5. Sortir de la guerre et du terrorisme : est-ce possible ?
A l’inverse du Moyen-Orient, les conflits se réduisent depuis 1990 en Afrique subsaharienne, malgré un certain rebond des guerres civiles depuis 2013 et la survenue du djihadisme armé à partir des années 2000. Les conflits internes se transforment, devenant surtout périphériques et causés par de petits groupes.

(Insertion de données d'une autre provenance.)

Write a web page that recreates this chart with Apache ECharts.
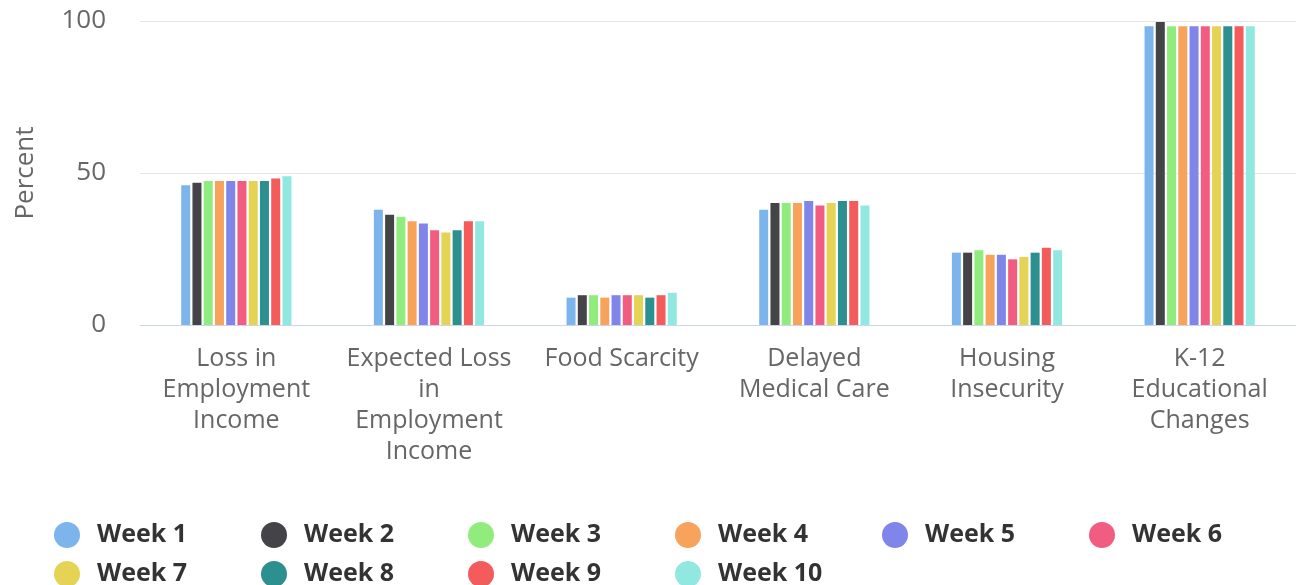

Les raisons des conflits ont évolué : ils sont désormais principalement liés à la faiblesse d’Etats incapables d’assurer le monopole de la force et de contrôler l’ensemble de leur territoire qui devient alors (en partie) un far West sans shérif. Les motivations du recours aux armes, facilité par l’absence de barrières et de moyens de règlement pacifique des différends, restent principalement l’avidité ou l’ambition et le ressentiment. Mais d’autres facteurs entrent en jeu : l’accès ou le partage des ressources de survie, les richesses minérales, la pauvreté et le manque d’éducation qui abaissent le seuil du recours à la violence, l’instrumentalisation ethnique à l’occasion d’élections, les déplacements de population, la surpopulation localement, la défense d’un féodalisme menacé par la démocratisation (nord-Mali), l’idéologie et le sectarisme pour le djihadisme et le terrorisme d’inspiration chrétienne sectaire (LRA principalement).

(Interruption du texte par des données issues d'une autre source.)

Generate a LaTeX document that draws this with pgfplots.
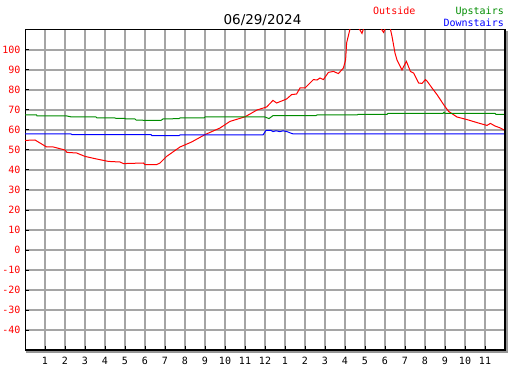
\documentclass[border=0pt]{standalone}
\usepackage{fontspec}
\setmainfont{DejaVu Sans Mono}
\newfontfamily\titlefont{DejaVu Sans}
\usepackage{pgfplots}
\pgfplotsset{compat=1.18}
\definecolor{gridgray}{RGB}{165,165,165}
\definecolor{upgreen}{RGB}{0,140,0}
\definecolor{shadowgray}{RGB}{150,150,150}
\begin{document}
\begin{tikzpicture}[x=1pt,y=1pt]
\useasboundingbox (0,0) rectangle (527,370);
\begin{axis}[name=ax, at={(25pt,20pt)}, anchor=south west,
  scale only axis, width=480pt, height=320pt,
  xmin=0, xmax=24, ymin=-50, ymax=110,
  xtick={1,2,3,4,5,6,7,8,9,10,11,12,13,14,15,16,17,18,19,20,21,22,23},
  xticklabels={1,2,3,4,5,6,7,8,9,10,11,12,1,2,3,4,5,6,7,8,9,10,11},
  ytick={-40,-30,-20,-10,0,10,20,30,40,50,60,70,80,90,100},
  yticklabels={-40,-30,-20,-10,0,10,20,30,40,50,60,70,80,90,100},
  grid=major, major grid style={gridgray, line width=1.1pt},
  tick align=inside, tick pos=left, major tick length=4pt,
  tick style={black, line width=1pt},
  axis line style={black, line width=1pt},
  yticklabel style={red, font=\fontsize{10}{12}\selectfont, xshift=-1pt},
  xticklabel style={black, font=\fontsize{10}{12}\selectfont, yshift=-4pt},
]
\addplot[red, line width=1pt] coordinates {
(0,54.8) (0.5,55) (0.75,53.5) (1.08,51.5) (1.42,51.5) (2.0,50) (2.1,48.8) (2.58,48.5)
(3.0,46.8) (3.58,45.5) (4.17,44.3) (4.75,44) (4.92,43.2) (5.92,43.5) (6.0,42.7) (6.58,42.7)
(6.75,43.5) (7.08,46.8) (7.75,51.5) (8.33,54) (9.0,57.7) (9.75,61) (10.25,64.3) (11.0,66.6)
(11.6,70) (12.08,71.5) (12.4,74.8) (12.58,73.5) (13.08,75.5) (13.33,77.7) (13.58,78) (13.75,81)
(14.0,81) (14.42,85.2) (14.6,85) (14.75,86) (14.92,85.2) (15.17,88.8) (15.42,89.3) (15.67,88.2)
(15.92,91) (16.03,95) (16.08,103.5) (16.25,110.5) (16.5,114) (16.85,108.3) (17.0,113) (17.5,115)
(17.93,108.8) (18.1,113) (18.27,110.5) (18.35,106.8) (18.5,98.5) (18.6,95) (18.85,90) (18.93,91.7)
(19.07,94.3) (19.27,89.3) (19.43,88.5) (19.68,83.5) (19.85,83.3) (20.02,85.2) (20.1,84.5) (20.35,81)
(20.6,77.7) (20.93,72.7) (21.18,69.3) (21.6,66.5) (22.1,65.2) (22.4,64.3) (22.77,63.2) (23.1,62.3)
(23.27,63.3) (23.5,62) (23.77,61) (23.95,60)
};
\addplot[upgreen, line width=1pt] coordinates {
(0,67.5) (0.58,67.5) (0.6,67) (2.1,67) (2.33,66.5) (3.55,66.5) (3.6,66) (4.5,66)
(4.55,65.8) (5.0,65.8) (5.05,65.5) (5.5,65.5) (5.55,65) (6.1,64.8) (6.8,64.8) (6.9,65.5)
(7.7,65.7) (7.75,66) (8.95,66) (9.0,66.5) (12.0,66.5) (12.2,65.7) (12.4,67.2) (14.55,67.2)
(14.6,67.5) (16.6,67.5) (16.65,67.8) (18.1,67.8) (18.15,68.3) (20.9,68.3) (20.95,68.8) (21.0,68.3)
(23.5,68.3) (23.55,67.8) (24,67.8)
};
\addplot[blue, line width=1pt] coordinates {
(0,58) (2.3,58) (2.35,57.7) (6.3,57.7) (6.35,57.2) (7.7,57.2) (7.75,57.5) (11.9,57.5)
(12.05,59.8) (12.3,59.8) (12.4,59.2) (12.55,59.6) (12.75,59.2) (12.9,59.6) (13.1,59.2) (13.35,58.2)
(13.45,58) (24,58)
};
\end{axis}
\draw[shadowgray, line width=2pt] ([xshift=1pt,yshift=-2pt]ax.south west) -- ([xshift=2pt,yshift=-2pt]ax.south east) -- ([xshift=2pt,yshift=-1pt]ax.north east);
\draw[black, line width=2pt] (ax.south west) -- (ax.south east) -- (ax.north east);
\node[anchor=base, inner sep=0, font=\titlefont\fontsize{13.5}{16}\selectfont] at (262.5,345) {06/29/2024};
\node[anchor=base west, inner sep=0, red] at (373,355) {Outside};
\node[anchor=base east, inner sep=0, upgreen] at (504,355) {Upstairs};
\node[anchor=base east, inner sep=0, blue] at (504,343) {Downstairs};
\end{tikzpicture}
\end{document}
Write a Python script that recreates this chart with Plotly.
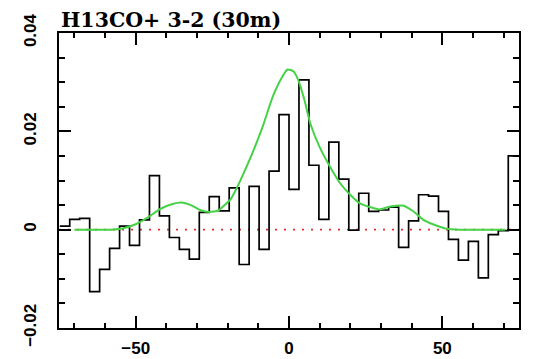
import plotly.graph_objects as go

# Channel left edges (km/s) and spectrum values (K)
chan_left = [-74.75, -71.5, -68.25, -65.0, -61.75, -58.5, -55.25, -52.0, -48.75, -45.5,
             -42.25, -39.0, -35.75, -32.5, -29.25, -26.0, -22.75, -19.5, -16.25, -13.0,
             -9.75, -6.5, -3.25, 0.0, 3.25, 6.5, 9.75, 13.0, 16.25, 19.5,
             22.75, 26.0, 29.25, 32.5, 35.75, 39.0, 42.25, 45.5, 48.75, 52.0,
             55.25, 58.5, 61.75, 65.0, 68.25, 71.5]
chan_right_end = 74.75
spec = [0.0007, 0.0021, 0.0023, -0.0126, -0.0081, -0.0038, 0.0007, -0.0032, 0.0020, 0.0110,
        0.0028, -0.0016, -0.0040, -0.0060, 0.0035, 0.0067, 0.0038, 0.0085, -0.0071, 0.0088,
        -0.0040, 0.0119, 0.0234, 0.0082, 0.0305, 0.0131, 0.0021, 0.0178, 0.0103, -0.0001,
        0.0074, 0.0037, 0.0040, 0.0046, -0.0036, 0.0018, 0.0071, 0.0068, 0.0037, -0.0020,
        -0.0062, -0.0024, -0.0098, -0.0010, -0.0002, 0.0150]

# Model (green) curve
model_v = [-70, -58, -54, -50, -46, -42, -38, -35, -32, -29, -26, -23, -21.5, -19, -17,
           -15, -12.8, -10.5, -8.5, -5.2, -2, -0.5, 1.5, 3, 5, 7, 10, 13.3, 16.5, 19.8,
           23, 26.3, 29.5, 33, 37, 40.4, 43.6, 46.9, 51.3, 55.6, 70.5]
model_t = [0, 0, 0.0003, 0.0011, 0.0025, 0.0042, 0.0052, 0.0055, 0.0050, 0.0040,
           0.0036, 0.0039, 0.0047, 0.0062, 0.0085, 0.0112, 0.0143, 0.0178, 0.0211, 0.0272,
           0.0313, 0.0326, 0.0322, 0.0305, 0.0265, 0.0215, 0.0168, 0.0129, 0.0096, 0.0072,
           0.0054, 0.0046, 0.0041, 0.0047, 0.0049, 0.0038, 0.0021, 0.0011, 0.0002, 0, 0]

x_range = [-75, 75]
y_range = [-0.02002, 0.04002]
x_tickvals = [-50, 0, 50]
x_ticktext = ["\u221250", "0", "50"]
y_tickvals = [-0.02, 0, 0.02, 0.04]
y_ticktext = ["\u22120.02", "0", "0.02", "0.04"]
title_text = "H13CO+ 3-2 (30m)"

fig = go.Figure()

# baseline
fig.add_trace(go.Scatter(x=x_range, y=[0, 0], mode="lines",
                         line=dict(color="#e03030", width=1.6, dash="2px,7px"),
                         hoverinfo="skip"))
# histogram
fig.add_trace(go.Scatter(x=chan_left + [chan_right_end], y=spec + [spec[-1]],
                         mode="lines", line=dict(color="black", width=1.7, shape="hv")))
# model
fig.add_trace(go.Scatter(x=model_v, y=model_t, mode="lines",
                         line=dict(color="rgb(70,210,70)", width=2, shape="spline", smoothing=0.6)))

axis_common = dict(showline=True, linecolor="black", linewidth=2, mirror="allticks",
                   ticks="inside", ticklen=12, tickwidth=1.5, tickcolor="black",
                   showgrid=False, zeroline=False, automargin=False,
                   tickfont=dict(family="Liberation Sans", size=17, color="black", weight="bold"))

fig.update_xaxes(range=x_range, tickmode="array", tickvals=x_tickvals, ticktext=x_ticktext,
                 ticklabelstandoff=4,
                 minor=dict(dtick=10, tick0=0, ticks="inside", ticklen=5, tickwidth=1.5,
                            tickcolor="black"),
                 **axis_common)
fig.update_yaxes(range=y_range, tickmode="array", tickvals=y_tickvals, ticktext=y_ticktext,
                 tickangle=-90, ticklabelstandoff=14,
                 minor=dict(dtick=0.005, tick0=0, ticks="inside", ticklen=6, tickwidth=1.5,
                            tickcolor="black"),
                 **axis_common)

fig.add_annotation(text=title_text, xref="paper", yref="paper", x=0, y=1,
                   xanchor="left", yanchor="bottom", showarrow=False, yshift=-1,
                   font=dict(family="DejaVu Serif", size=20.5, color="black", weight="bold"))

fig.update_layout(width=535, height=359, margin=dict(l=59, r=16, t=33, b=31),
                  paper_bgcolor="white", plot_bgcolor="white", showlegend=False)

fig.write_html("out.html")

La question de la fragilité des Etats devient essentielle. Une descente aux enfers des plus fragiles peut intervenir par étapes : corruption des organes centraux, alliance des élites avec des réseaux criminels, remplacement local de l’autorité étatique par des mafias et des mouvements armés. D’où l’importance de mesurer la fragilité et de chercher à y remédier. On compte, au sud du Sahara, 5 Etats faillis selon des modalités variables : Somalie, Centrafrique, Soudan du Sud, Guinée-Bissau et Erythrée, mais d’autres ont connu cette situation (Libéria, Sierra-Leone, Côte d’Ivoire…) ou ont des parties de territoire échappant à leur contrôle (Mali, Congo- RDC, Nigéria…). Le djihadisme se diffuse : Egypte (années 1980), Algérie (années 1990), Mali (à partir de 2000), Somalie (2006), Nigéria (2009), Afrique de l’Ouest (2015), Congo-RDC (ADF en Ituri depuis 2014), Mozambique (2017). Radicalisation individuelle et radicalisation de l’Islam se combinent en Afrique.

La majorité des recrues ne sont pas d’anciens salafistes, mais le salafisme crée des conditions intellectuelles et spirituelles favorables à la violence. L’active diplomatie religieuse d’Etats du Golfe a répandu le wahhabisme, divisant et influençant l’islam malékite dominant. Des prêcheurs ont aussi répandu la Jamaat’ Tablih, d’origine indo-pakistanaise (Afrique de l’Ouest, Ituri) et le chiisme localement.

Les motivations individuelles des djihadistes sont l’insatisfaction, la dynamique de groupe et l’attraction du sectarisme pour des jeunes acculturés, et enfin l’idéologie. Les facteurs facilitateurs sont : le recul des Etats, l’absence de développement, la dualité de l’enseignement avec les écoles arabophones sans débouché, la multiplication hors contrôle des écoles coraniques, les frustrations des populations de « castes inférieures », le souvenir des djihads du XIXème siècle.